### TASK REQUIREMENTS
Leave the pictures out and copy exactly the lines from the line containing "Give me the Plotly source for this chart." to the line containing "W, H = 1117, 520", both lines included.
◆ ◆ ◆ ◆
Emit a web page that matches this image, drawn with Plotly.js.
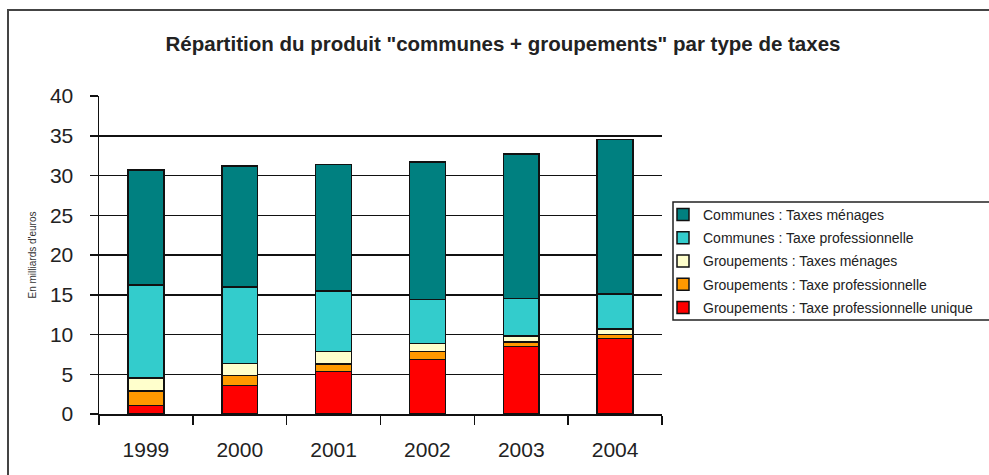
<!DOCTYPE html>
<html>
<head>
<meta charset="utf-8">
<script src="https://cdn.plot.ly/plotly-3.0.1.min.js"></script>
<style>
html,body{margin:0;padding:0;background:#fff;}
#chart{width:989px;height:475px;}
</style>
</head>
<body>
<div id="chart"></div>
<script>
// Years (categories)
var years = ["1999", "2000", "2001", "2002", "2003", "2004"];

// Series values in milliards d'euros (stack order bottom -> top)
var groupTPU = [1.1, 3.6, 5.35, 6.85, 8.5, 9.5];     // Groupements : Taxe professionnelle unique
var groupTP  = [1.8, 1.25, 0.95, 1.0, 0.55, 0.5];    // Groupements : Taxe professionnelle
var groupTM  = [1.65, 1.5, 1.55, 1.0, 0.75, 0.7];    // Groupements : Taxes ménages
var communesTP = [11.65, 9.6, 7.6, 5.55, 4.7, 4.4];  // Communes : Taxe professionnelle
var communesTM = [14.5, 15.25, 15.95, 17.3, 18.2, 19.4]; // Communes : Taxes ménages

var seriesNames = [
  "Groupements : Taxe professionnelle unique",
  "Groupements : Taxe professionnelle",
  "Groupements : Taxes ménages",
  "Communes : Taxe professionnelle",
  "Communes : Taxes ménages"
];
var seriesValues = [groupTPU, groupTP, groupTM, communesTP, communesTM];
var seriesColors = ["#FF0000", "#FF9900", "#FFFFCC", "#33CCCC", "#008080"];

var yTickVals = [0, 5, 10, 15, 20, 25, 30, 35, 40];

var traces = seriesValues.map(function (vals, i) {
  return {
    type: "bar",
    name: seriesNames[i],
    legendgroup: "g" + i,
    legendrank: seriesValues.length - i,
    x: years,
    y: vals,
    marker: { color: seriesColors[i], line: { color: "#111", width: 1.5 } },
    hoverinfo: "x+y+name"
  };
});

var L = 99, R = 662, T = 96, B = 414, W = 989, H = 475;
var pw = R - L, ph = B - T;
function px(x) { return (x - L) / pw; }
function py(y) { return (B - y) / ph; }

var layout = {
  width: W,
  height: H,
  margin: { l: L, r: W - R, t: T, b: H - B, pad: 0, autoexpand: false },
  paper_bgcolor: "#fff",
  plot_bgcolor: "#fff",
  barmode: "stack",
  bargap: 0.617,
  font: { family: "Liberation Sans, Arial, sans-serif", color: "#222" },
  title: {
    text: "Répartition du produit \"communes + groupements\" par type de taxes",
    font: { family: "Liberation Sans, Arial, sans-serif", size: 20.5, weight: "bold", color: "#222" },
    xref: "container", x: 503 / W, xanchor: "center",
    yref: "container", y: 1 - 44 / H, yanchor: "middle"
  },
  xaxis: {
    type: "category",
    showgrid: false,
    showline: true, linecolor: "#111", linewidth: 1.5,
    ticks: "outside", tickson: "boundaries", ticklen: 9, tickwidth: 1.5, tickcolor: "#111",
    tickfont: { size: 21, color: "#222" },
    ticklabelstandoff: 16,
    zeroline: false
  },
  yaxis: {
    range: [0, 40],
    tickvals: yTickVals,
    ticktext: yTickVals.map(String),
    showgrid: true, gridcolor: "#111", gridwidth: 1.5,
    showline: true, linecolor: "#111", linewidth: 1.5,
    ticks: "outside", ticklen: 8, tickwidth: 1.5, tickcolor: "#111",
    tickfont: { size: 21, color: "#222" },
    ticklabelstandoff: 12,
    zeroline: false,
    title: {
      text: "En milliards d'euros",
      font: { size: 10, color: "#333" },
      standoff: 11
    }
  },
  legend: {
    x: px(663), xanchor: "left",
    y: py(199), yanchor: "top",
    traceorder: "grouped",
    tracegroupgap: 2,
    bgcolor: "rgba(0,0,0,0)",
    borderwidth: 0,
    font: { size: 14, color: "#222" }
  },
  shapes: [
    { type: "rect", xref: "paper", yref: "paper",
      x0: px(8), x1: px(1100), y0: py(600), y1: py(10),
      line: { color: "#444", width: 2 }, fillcolor: "rgba(0,0,0,0)", layer: "below" },
    { type: "rect", xref: "paper", yref: "paper",
      x0: px(673), x1: px(1100), y0: py(320), y1: py(202),
      line: { color: "#222", width: 1.5 }, fillcolor: "rgba(0,0,0,0)", layer: "above" }
  ],
  showlegend: true
};

Plotly.newPlot("chart", traces, layout, { displayModeBar: false, staticPlot: true });
</script>
</body>
</html>
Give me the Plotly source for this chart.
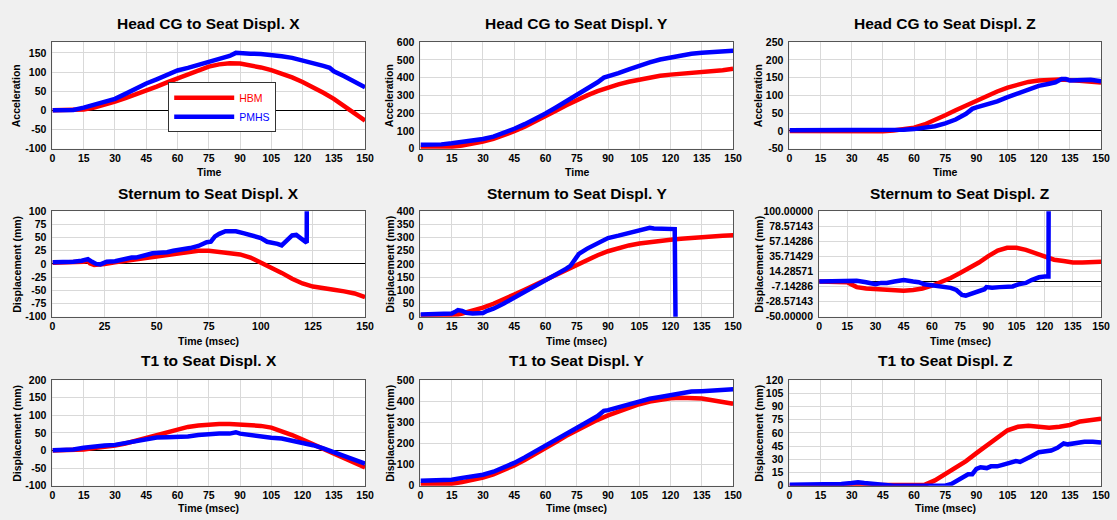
import plotly.graph_objects as go

W, H = 1117, 520

# ---------------- data ----------------
# Head CG X
hx_t_hbm = [0,5,10,15,20,25,30,35,40,45,50,55,60,65,70,75,80,85,90,95,100,105,110,115,120,125,130,135,140,145,150]
hx_hbm = [0,0,0,2,7,14,23,32,41,51,62,73,84,95,105,114,120,123,122,118,112,105,96,86,74,61,46,30,11,-8,-27]
hx_t_pmhs = [0,5,10,15,20,25,30,35,40,45,50,55,60,65,70,75,80,85,88,90,95,100,105,110,115,120,125,130,133,135,140,145,150]
hx_pmhs = [0,0,1,7,14,21,30,43,58,70,81,93,104,111,119,126,133,142,150,150,148,147,145,141,137,131,124,116,111,102,89,76,60]

# Head CG Y
hy_t = [0,5,10,15,20,25,30,35,40,45,50,55,60,65,70,75,80,85,90,95,100,105,110,115,120,125,130,135,140,145,150]
hy_hbm = [5,5,6,10,18,28,40,55,75,98,124,152,182,213,244,274,300,324,345,362,377,390,402,411,417,421,424,428,434,442,450]
hy_t_pmhs = [0,5,10,15,20,25,30,35,40,45,50,55,60,65,70,75,80,85,88,90,95,100,105,110,115,120,125,130,135,140,145,150]
hy_pmhs = [22,22,24,30,38,45,54,68,88,112,138,167,198,232,266,303,340,374,400,406,425,447,469,486,502,514,524,535,540,545,549,551]

# Head CG Z
hz_t_hbm = [0,5,10,15,20,25,30,35,40,45,50,55,60,65,70,75,80,85,90,95,100,105,110,115,120,125,130,135,140,145,150]
hz_hbm = [0,0,0,0,-1,-2,-3,-3,-2,-1,1,4,9,18,30,44,58,72,86,99,111,122,131,138,142,144,145,143,141,139,136]
hz_t_pmhs = [0,5,10,15,20,25,30,35,40,45,50,55,60,65,70,75,80,85,88,90,95,100,105,110,115,120,125,128,131,133,135,140,145,150]
hz_pmhs = [2,2,2,2,2,1,1,1,2,2,3,3,5,8,13,21,32,48,62,66,73,83,95,106,117,127,133,137,146,146,142,143,144,140]

# Sternum X
sx_t_hbm = [0,5,10,15,17,18,20,22,25,30,35,40,45,50,55,60,65,70,75,80,85,90,95,100,105,110,115,120,125,130,135,140,145,150]
sx_hbm = [2,2,3,4,6,1,-2,-2,0,3,6,9,12,15,18,21,24,25,25,23,21,18,12,3,-8,-17,-28,-37,-43,-47,-49,-52,-56,-63]
sx_t_pmhs = [0,5,10,14,16,17,19,21,23,26,30,33,35,38,40,43,45,48,52,55,58,62,66,70,72,74,76,78,80,83,86,88,92,96,100,103,106,108,110,112,115,117,120,122,122.2]
sx_pmhs = [3,3,4,6,9,9,4,0,-1,4,5,8,11,12,12,14,17,20,20,22,25,27,30,34,38,41,42,52,57,62,62,62,58,54,49,42,40,38,35,42,54,55,47,40,400]

# Sternum Y
sy_t_hbm = [0,5,10,15,18,20,25,30,35,40,45,50,55,60,65,70,75,80,85,90,95,100,105,110,115,120,125,130,135,140,145,150]
sy_hbm = [5,5,5,6,8,12,22,34,49,65,84,102,121,140,160,180,198,216,233,248,260,270,277,283,288,292,295,299,302,305,307,309]
sy_t_pmhs = [0,5,10,15,17,18,20,22,25,28,30,32,35,40,45,50,55,60,65,70,72,74,76,80,85,88,90,95,100,105,110,112,115,120,122,122.5]
sy_pmhs = [8,8,9,12,20,25,22,15,12,12,14,22,30,50,72,92,112,134,157,182,193,215,238,258,278,292,298,307,316,327,337,334,334,335,332,-100]

# Sternum Z
sz_t_hbm = [0,5,10,15,17,20,25,30,35,40,45,50,55,60,65,70,75,80,85,90,95,100,105,110,115,120,125,130,135,140,145,150]
sz_hbm = [0,0,0,-1,-4,-8,-10,-11,-12,-13,-13,-12,-10,-6,-1,5,12,19,27,36,44,48,48,45,40,35,31,29,27,27,27,28]
sz_t_pmhs = [0,5,10,15,18,20,25,30,33,36,40,45,50,53,56,60,65,70,73,76,78,80,85,88,89,92,96,100,103,106,110,113,117,120,122,122.3]
sz_pmhs = [0,0,0,0,0,1,-1,-4,-2,-2,0,2,0,-1,-4,-5,-7,-9,-12,-19,-20,-18,-14,-11,-8,-9,-8,-8,-7,-4,-2,2,6,7,7,300]

# T1 X
tx_t = [0,5,10,15,20,25,30,35,40,45,50,55,60,65,70,75,80,85,90,95,100,105,110,115,120,125,130,135,140,145,150]
tx_hbm = [0,0,1,3,7,10,14,20,28,37,45,53,61,67,71,74,75,75,74,73,70,65,56,44,31,18,4,-9,-22,-35,-48]
tx_t_pmhs = [0,5,10,15,20,25,30,35,40,45,50,55,60,65,70,75,80,85,88,90,95,100,105,110,115,120,125,130,135,140,145,150]
tx_pmhs = [1,1,3,8,12,14,16,21,28,33,37,38,38,40,44,47,48,48,52,48,44,38,36,34,28,21,15,6,-4,-15,-25,-37]

# T1 Y
ty_t = [0,5,10,15,20,25,30,35,40,45,50,55,60,65,70,75,80,85,90,95,100,105,110,115,120,125,130,135,140,145,150]
ty_hbm = [5,5,6,9,17,27,38,53,73,96,122,149,177,207,236,263,288,312,333,352,370,386,399,408,414,417,417,413,405,397,388]
ty_t_pmhs = [0,5,10,15,20,25,30,35,40,45,50,55,60,65,70,75,80,85,88,90,95,100,105,110,115,120,125,130,135,140,145,150]
ty_pmhs = [23,23,24,28,37,44,52,66,85,108,134,161,190,220,248,275,302,330,355,358,372,386,402,412,420,430,436,446,448,451,455,457]

# T1 Z
tz_t_hbm = [0,30,60,63,65,70,75,80,85,90,95,100,105,110,115,120,125,130,135,140,145,150]
tz_hbm = [0,0,0,0,1,6,13,20,28,37,46,55,63,67,68,67,66,67,69,73,75,76]
tz_t_pmhs = [0,5,10,15,20,25,30,33,36,40,45,50,55,60,65,70,75,78,80,83,86,88,90,92,95,97,100,103,106,109,111,113,116,120,123,126,129,132,134,138,142,146,150]
tz_pmhs = [1,1,1,1,1,2,3,4,3,2,1,0,0,0,0,0,0,2,5,9,13,13,19,21,20,22,22,24,26,28,27,30,33,38,39,40,43,48,47,49,50,50,49]

# axes / ticks
titles = ["Head CG to Seat Displ. X", "Head CG to Seat Displ. Y", "Head CG to Seat Displ. Z",
          "Sternum to Seat Displ. X", "Sternum to Seat Displ. Y", "Sternum to Seat Displ. Z",
          "T1 to Seat Displ. X", "T1 to Seat Displ. Y", "T1 to Seat Displ. Z"]
xlabels = ["Time", "Time", "Time",
           "Time (msec)", "Time (msec)", "Time (msec)",
           "Time (msec)", "Time (msec)", "Time (msec)"]
ylabels = ["Acceleration", "Acceleration", "Acceleration",
           "Displacement (mm)", "Displacement (mm)", "Displacement (mm)",
           "Displacement (mm)", "Displacement (mm)", "Displacement (mm)"]
x_ticks_15 = [0, 15, 30, 45, 60, 75, 90, 105, 120, 135, 150]
x_ticks_25 = [0, 25, 50, 75, 100, 125, 150]
hx_yticks = [-100, -50, 0, 50, 100, 150]
hy_yticks = [0, 100, 200, 300, 400, 500, 600]
hz_yticks = [-50, 0, 50, 100, 150, 200, 250]
sx_yticks = [-100, -75, -50, -25, 0, 25, 50, 75, 100]
sy_yticks = [0, 50, 100, 150, 200, 250, 300, 350, 400]
sz_yticks = [-50.0, -28.57143, -7.14286, 14.28571, 35.71429, 57.14286, 78.57143, 100.0]
tx_yticks = [-100, -50, 0, 50, 100, 150, 200]
ty_yticks = [0, 100, 200, 300, 400, 500]
tz_yticks = [0, 15, 30, 45, 60, 75, 90, 105, 120]
y_ranges = [[-100, 178], [0, 600], [-50, 250],
            [-100, 100], [0, 400], [-50, 100],
            [-100, 200], [0, 500], [0, 120]]

series = [
    (hx_t_hbm, hx_hbm, hx_t_pmhs, hx_pmhs),
    (hy_t, hy_hbm, hy_t_pmhs, hy_pmhs),
    (hz_t_hbm, hz_hbm, hz_t_pmhs, hz_pmhs),
    (sx_t_hbm, sx_hbm, sx_t_pmhs, sx_pmhs),
    (sy_t_hbm, sy_hbm, sy_t_pmhs, sy_pmhs),
    (sz_t_hbm, sz_hbm, sz_t_pmhs, sz_pmhs),
    (tx_t, tx_hbm, tx_t_pmhs, tx_pmhs),
    (ty_t, ty_hbm, ty_t_pmhs, ty_pmhs),
    (tz_t_hbm, tz_hbm, tz_t_pmhs, tz_pmhs),
]
yticks_all = [hx_yticks, hy_yticks, hz_yticks, sx_yticks, sy_yticks, sz_yticks, tx_yticks, ty_yticks, tz_yticks]
xticks_all = [x_ticks_15, x_ticks_15, x_ticks_15, x_ticks_25, x_ticks_15, x_ticks_15, x_ticks_15, x_ticks_15, x_ticks_15]

# ---------------- layout (pixels) ----------------
row_px = [(37, 146), (210, 318), (383, 491)]
col_px = [(50, 366), (422, 738), (795, 1110)]
title_y_px = [18, 192, 363]
xlab_y_px = [170, 343, 514]
ylab_x_px = [14, 391, 764]

FONT = "Liberation Sans, Arial, sans-serif"
RED = "#ff0000"
BLUE = "#0000ff"

fig = go.Figure()
layout = dict(
    width=W, height=H,
    margin=dict(l=0, r=0, t=0, b=0),
    paper_bgcolor="#f0f0f0",
    plot_bgcolor="#ffffff",
    font=dict(family=FONT, color="#000000"),
    showlegend=True,
    legend=dict(x=167 / W, y=1 - 78 / H, xanchor="left", yanchor="top",
                bgcolor="#ffffff", bordercolor="#333333", borderwidth=1,
                font=dict(family=FONT, size=10.5), tracegroupgap=0,
                itemwidth=60),
)
annotations = []

for i in range(9):
    r, c = divmod(i, 3)
    k = i + 1
    x0, x1 = col_px[c]
    if i == 5:
        x0 = 825
    y0, y1 = row_px[r]
    th, vh, tp, vp = series[i]
    fig.add_trace(go.Scatter(x=th, y=vh, mode="lines", line=dict(color=RED, width=4.5),
                             name="<span style='color:#ff0000'>HBM</span>",
                             showlegend=(i == 0), xaxis=f"x{k}", yaxis=f"y{k}"))
    fig.add_trace(go.Scatter(x=tp, y=vp, mode="lines", line=dict(color=BLUE, width=4.5),
                             name="<span style='color:#0000ff'>PMHS</span>",
                             showlegend=(i == 0), xaxis=f"x{k}", yaxis=f"y{k}"))
    yt = yticks_all[i]
    if i == 5:
        ytext = [f"{v:.5f}" for v in yt]
    else:
        ytext = [str(v) for v in yt]
    layout[f"xaxis{k}"] = dict(
        domain=[x0 / W, x1 / W], anchor=f"y{k}", range=[0, 150],
        tickvals=xticks_all[i], ticktext=[str(v) for v in xticks_all[i]],
        showgrid=True, gridcolor="#d9d9d9", gridwidth=1,
        zeroline=False, showline=True, mirror=True, linecolor="#555555", linewidth=1,
        ticks="", ticklabelstandoff=0,
        tickfont=dict(family=FONT, size=10.5, weight="bold", color="#000000"),
    )
    layout[f"yaxis{k}"] = dict(
        domain=[1 - y1 / H, 1 - y0 / H], anchor=f"x{k}", range=y_ranges[i],
        tickvals=yt, ticktext=ytext,
        showgrid=True, gridcolor="#d9d9d9", gridwidth=1,
        zeroline=True, zerolinecolor="#000000", zerolinewidth=1,
        showline=True, mirror=True, linecolor="#555555", linewidth=1,
        ticks="", ticklabelstandoff=3,
        tickfont=dict(family=FONT, size=10.5, weight="bold", color="#000000"),
    )
    cx = (x0 + x1) / 2
    cy = (y0 + y1) / 2
    annotations.append(dict(text=titles[i], x=cx / W, y=1 - title_y_px[r] / H, xref="paper", yref="paper",
                            xanchor="center", yanchor="middle", showarrow=False,
                            font=dict(family=FONT, size=15.5, weight="bold", color="#000000")))
    annotations.append(dict(text=xlabels[i], x=cx / W, y=1 - xlab_y_px[r] / H, xref="paper", yref="paper",
                            xanchor="center", yanchor="middle", showarrow=False,
                            font=dict(family=FONT, size=10.5, weight="bold", color="#000000")))
    annotations.append(dict(text=ylabels[i], x=ylab_x_px[c] / W, y=1 - cy / H, xref="paper", yref="paper",
                            xanchor="center", yanchor="middle", showarrow=False, textangle=-90,
                            font=dict(family=FONT, size=10.5, weight="bold", color="#000000")))

layout["annotations"] = annotations
fig.update_layout(**layout)
fig.write_html("out.html")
◆ ◆ ◆ ◆
### THE REPLY
Give me the Plotly source for this chart.
import plotly.graph_objects as go

W, H = 1117, 520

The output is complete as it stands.